Sur un air de fado ou le réveil abrupt de la conscience


LA CASE BD – Pour son premier album, en tant qu’auteur, Nicolas Barral plonge le lecteur dans la dictature de Salazar au Portugal. Et livre le récit édifiant de Fernando, un médecin indifférent aux événements qui peu à peu va s’armer de courage…

Lisbonne, 1968. Le pays vit sous la dictature de Salazar. Une sombre période que traverse avec légèreté, détachement et insouciance Fernando Pais. Médecin de ville à la vie confortable, il profite de la douceur de vivre que lui confère son statut. Rien ne saurait le tirer de sa torpeur si ce n’est Joao, un garçon d’une dizaine d’années en résistance contre le régime. Intrépide et courageux, ce Gavroche portugais rouvrira les blessures du passé et fissurera la carapace empreinte d’indifférence et de cynisme que s’est forgée Fernando.

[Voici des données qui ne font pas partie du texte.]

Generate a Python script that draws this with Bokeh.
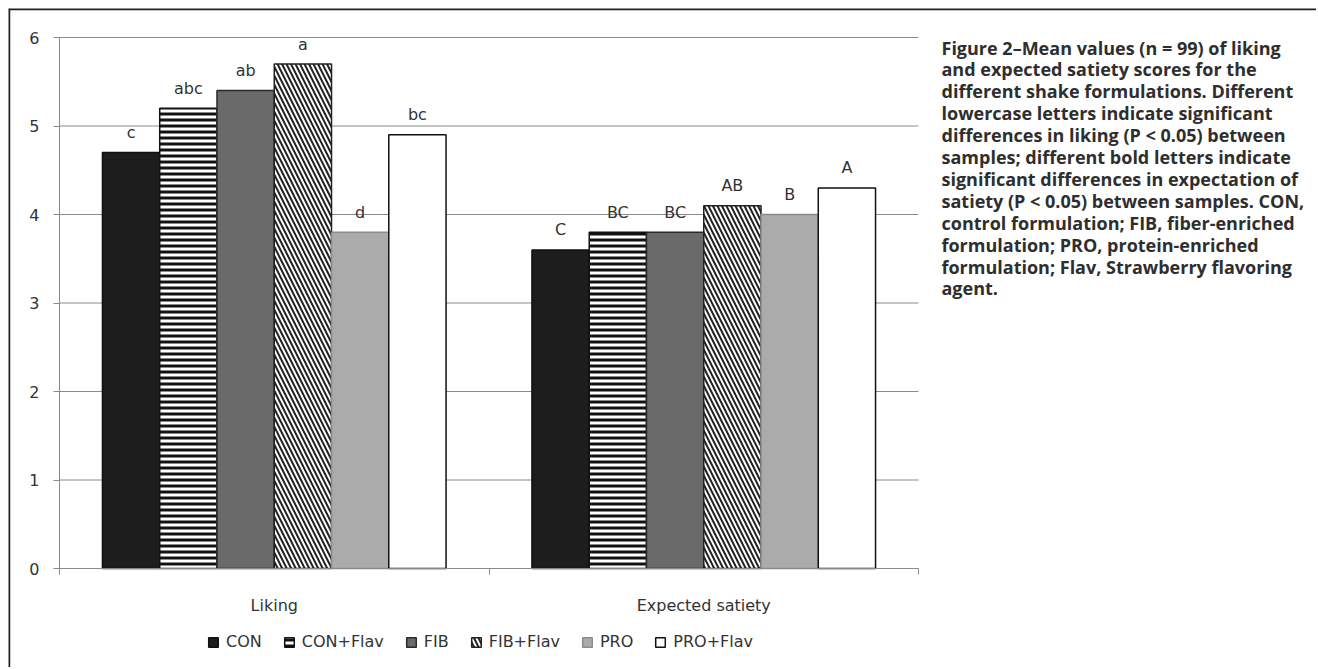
from bokeh.plotting import figure
from bokeh.models import (Range1d, FixedTicker, LinearAxis, Label, Legend,
                          LegendItem, ColumnDataSource, Span)
from bokeh.core.properties import value
from bokeh.embed import file_html
from bokeh.resources import INLINE

# ---------------- data ----------------
categories = ["Liking", "Expected satiety"]
series_names = ["CON", "CON+Flav", "FIB", "FIB+Flav", "PRO", "PRO+Flav"]

con = [4.7, 3.6]
con_flav = [5.2, 3.8]
fib = [5.4, 3.8]
fib_flav = [5.7, 4.1]
pro = [3.8, 4.0]
pro_flav = [4.9, 4.3]

letters_con = ["c", "C"]
letters_con_flav = ["abc", "BC"]
letters_fib = ["ab", "BC"]
letters_fib_flav = ["a", "AB"]
letters_pro = ["d", "B"]
letters_pro_flav = ["bc", "A"]

y_ticks = [0, 1, 2, 3, 4, 5, 6]

caption_lines = [
    "Figure 2\u2013Mean values (n = 99) of liking",
    "and expected satiety scores for the",
    "different shake formulations. Different",
    "lowercase letters indicate significant",
    "differences in liking (P < 0.05) between",
    "samples; different bold letters indicate",
    "significant differences in expectation of",
    "satiety (P < 0.05) between samples. CON,",
    "control formulation; FIB, fiber-enriched",
    "formulation; PRO, protein-enriched",
    "formulation; Flav, Strawberry flavoring",
    "agent.",
]

series_values = [con, con_flav, fib, fib_flav, pro, pro_flav]
series_letters = [letters_con, letters_con_flav, letters_fib,
                  letters_fib_flav, letters_pro, letters_pro_flav]

# ---------------- styles / layout ----------------
FONT = "DejaVu Sans"
CAP_FONT = "Open Sans"
TXT = "#333333"
AX = "#8a8a8a"

styles = [
    dict(fill_color="#1d1d1d", line_color="#111111"),
    dict(fill_color="white", hatch_pattern="horizontal_line", hatch_color="#111111",
         hatch_weight=3, hatch_scale=6, line_color="#111111"),
    dict(fill_color="#6a6a6a", line_color="#2a2a2a"),
    dict(fill_color="white", hatch_pattern="left_diagonal_line", hatch_color="#222222",
         hatch_weight=2, hatch_scale=9, line_color="#222222"),
    dict(fill_color="#ababab", line_color="#8c8c8c"),
    dict(fill_color="white", line_color="#111111"),
]

n_series = len(series_names)
bar_w = 1.0 / (n_series + 1.5)   # Excel-style gap width 150%

ORIGIN = 8                          # css margin of the figure
FIG_W, FIG_H = 1308, 659
CHART_LEFT, CHART_TOP = 59, 37      # page position of value axis / top gridline
CHART_PX_W = 859                    # pixel width of the two category slots
CHART_PX_H = 531                    # pixel height of the 0..6 value span
y_top = max(y_ticks)
px_x = CHART_PX_W / len(categories)
px_y = CHART_PX_H / y_top
x_start = -(CHART_LEFT - ORIGIN) / px_x
x_end = x_start + FIG_W / px_x
y_end = y_top + (CHART_TOP - ORIGIN) / px_y
y_start = y_end - FIG_H / px_y
frame_left = ORIGIN
frame_bottom = ORIGIN + FIG_H

p = figure(width=FIG_W, height=FIG_H, x_range=Range1d(x_start, x_end),
           y_range=Range1d(y_start, y_end), output_backend="svg",
           toolbar_location=None, x_axis_type=None, y_axis_type=None,
           min_border=0, min_border_left=0, min_border_right=0,
           min_border_top=0, min_border_bottom=0)
p.outline_line_color = None
p.background_fill_color = "white"
p.border_fill_color = "white"
p.styles = {"margin-top": f"{ORIGIN}px", "margin-left": f"{ORIGIN}px"}

# outer frame lines (top and left) of the figure panel
p.add_layout(Span(location=y_end, dimension="width", line_color="#222222",
                  line_width=3.5))
p.add_layout(Span(location=x_start, dimension="height", line_color="#222222",
                  line_width=3.5))

# y axis drawn at x = 0
yticker = FixedTicker(ticks=y_ticks)
yaxis = LinearAxis(ticker=yticker, bounds=(0, y_top), fixed_location=0)
yaxis.axis_line_color = AX
yaxis.major_tick_line_color = AX
yaxis.major_tick_out = 6
yaxis.major_tick_in = 0
yaxis.minor_tick_line_color = None
yaxis.major_label_text_font = FONT
yaxis.major_label_text_font_size = "16px"
yaxis.major_label_text_color = TXT
yaxis.major_label_standoff = 14
p.add_layout(yaxis, "left")

# horizontal gridlines limited to the category area
p.segment(x0=[0] * len(y_ticks), x1=[len(categories)] * len(y_ticks),
          y0=y_ticks, y1=y_ticks, line_color=AX, line_width=1)

# x axis drawn at y = 0: labels at category centres, ticks at category boundaries
centres = [i + 0.5 for i in range(len(categories))]
bounds = [float(i) for i in range(len(categories) + 1)]
xaxis = LinearAxis(ticker=FixedTicker(ticks=centres, minor_ticks=bounds),
                   bounds=(0, len(categories)), fixed_location=0)
xaxis.major_label_overrides = {c: name for c, name in zip(centres, categories)}
xaxis.axis_line_color = AX
xaxis.major_tick_line_color = None
xaxis.major_tick_out = 0
xaxis.major_tick_in = 0
xaxis.minor_tick_line_color = AX
xaxis.minor_tick_out = 6
xaxis.minor_tick_in = 0
xaxis.major_label_text_font = FONT
xaxis.major_label_text_font_size = "16px"
xaxis.major_label_text_color = TXT
xaxis.major_label_standoff = 21
p.add_layout(xaxis, "below")

# bars + significance letters
items = []
for j, (name, vals, lets, st) in enumerate(zip(series_names, series_values,
                                               series_letters, styles)):
    xs = [c + (j - (n_series - 1) / 2) * bar_w for c in centres]
    src = ColumnDataSource(dict(x=xs, top=vals, lab=lets))
    r = p.vbar(x="x", top="top", width=bar_w, source=src, line_width=1.5, **st)
    items.append(LegendItem(label=name, renderers=[r]))
    p.text(x="x", y="top", text="lab", source=src, text_align="center",
           text_baseline="alphabetic", y_offset=-20,
           text_font=value(FONT), text_font_size="16px", text_color=TXT)

# legend inside the frame (screen offsets from the frame's bottom-left)
legend = Legend(items=items, orientation="horizontal",
                location=(207 - frame_left, frame_bottom - 651))
legend.border_line_color = None
legend.background_fill_alpha = 0
legend.padding = 0
legend.margin = 0
legend.spacing = 21
legend.glyph_width = 12
legend.glyph_height = 12
legend.label_standoff = 7
legend.label_height = 14
legend.label_text_font = FONT
legend.label_text_font_size = "16px"
legend.label_text_color = TXT
p.add_layout(legend)

# caption (screen units relative to the plot frame)
cap_x = 941
first_centre = 47      # page y of first caption line
line_gap = 21.9
for k, line in enumerate(caption_lines):
    p.add_layout(Label(x=cap_x - frame_left,
                       y=frame_bottom - (first_centre + k * line_gap),
                       x_units="screen", y_units="screen", text=line,
                       text_baseline="middle", text_align="left",
                       text_font=CAP_FONT, text_font_style="bold",
                       text_font_size="18px", text_color="#2e2e2e"))

open("out.html", "w").write(file_html(p, INLINE))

«Comment se débat-on dans un régime autoritaire ? Et quelle influence a une politique nationaliste sur les individus ?», s’interroge Nicolas Barral. Dans Sur un air de fado, sans porter aucun jugement, l’auteur explore les méandres de l’âme humaine, à travers le cheminement de Fernando dans sa conquête du courage. Une réflexion sur l’engagement relayée par un trait naturaliste rehaussant avec brio la beauté de Lisbonne. Baignée de lumière, la ville offre un écrin flamboyant à une population meurtrie par la dictature. Histoire de ne pas sombrer dans l’obscurité la plus totale.

La case BD: décryptage de Nicolas Barral

Joao, au centre affiche un courage qui n’était pas tellement à la mode à l’époque de Salazar. Nicolas Barral/Dargaud

«Cette planche est assez cruciale. C’est la rencontre qui va perturber Fernando, le protagoniste, le bousculer dans sa routine quotidienne. La scène se situe devant de siège de la PIDE, la police politique portugaise où un petit garçon est venu faire une farce. Une farce qui peut coûter cher. Dans un régime tel que celui de Salazar, on ne plaisante pas avec les symboles d’autorité. On peut se demander ce qui a poussé ce petit garçon à se mettre en danger. On découvrira plus tard qu’il a de bonnes raisons d’en vouloir à la police politique.

Il affiche crânement un courage qui n’était pas tellement à la mode à l’époque. Il y avait évidemment une opposition, mais elle n’avait pas véritablement droit de cité. La peur est le sentiment qui domine la population portugaise alors. Ce petit garçon a du cran de venir provoquer ces deux agents. Fernando, avec sa mallette vient rendre visite à un patient, c’est sa tournée du matin qui l’amène tous les jours à s’arrêter au siège de la police politique. Il appartient à la catégorie de ces gens qui ne prennent pas position et en tant que médecin il doit a priori soigner tout le monde. Il n’est pas très regardant dans le choix de ses patients et semble assez bien s’accommoder des drames qui se déroulent dans ce bâtiment austère et froid de la PIDE.

Est-ce que la légèreté est coupable ? Est-on forcément un salaud si on n’est pas un héros?

Nicolas Barral

Mais il se trouve confronté à un petit d’homme qui possède un courage dont il est dépourvu et dans le dernier strip, en première case, le trouble se lit sur son visage. Sa façon de jeter sa cigarette illustre un geste lourd de sens. On assiste au premier moment du réveil de la conscience du héros ainsi qu’à la dernière cigarette de la tranquillité. Cette scène est la première alerte qui va contribuer à ouvrir les yeux du personnage sur une réalité qu’il refuse de voir. Il est dans une forme d’anesthésie émotionnelle que des flash-back vont nous permettre d’appréhender.

Est-ce que la légèreté est coupable ? Est-on forcément un salaud si on n’est pas un héros? … sont autant de questions que soulève l’album. J’ai tranché la question pour Fernando, mais je ne sais toujours pas ce que je ferais en ce qui me concerne.

Pour incarner cette histoire, j’ai privilégié un dessin pris sur le vif. Comme on filme caméra à l’épaule, je souhaitais instiller une vibration qui m’éloigne du trait un peu trop léché et posé de la BD franco-belge classique. Cette approche me permet de restituer sans la figer, une attitude, l’expression d’un visage, afin de faire ressentir au plus près l’émotion des personnages. Je pousse le naturalisme jusqu’au bout avec la couleur qui s’efforce ici de reconstituer la lumière, la chaleur, la douceur ressenties à Lisbonne. Douceur un peu trompeuse à l’époque évoquée.»

Sur un air de fado, Nicolas Barral, éditions Dargaud, 22,50 euros.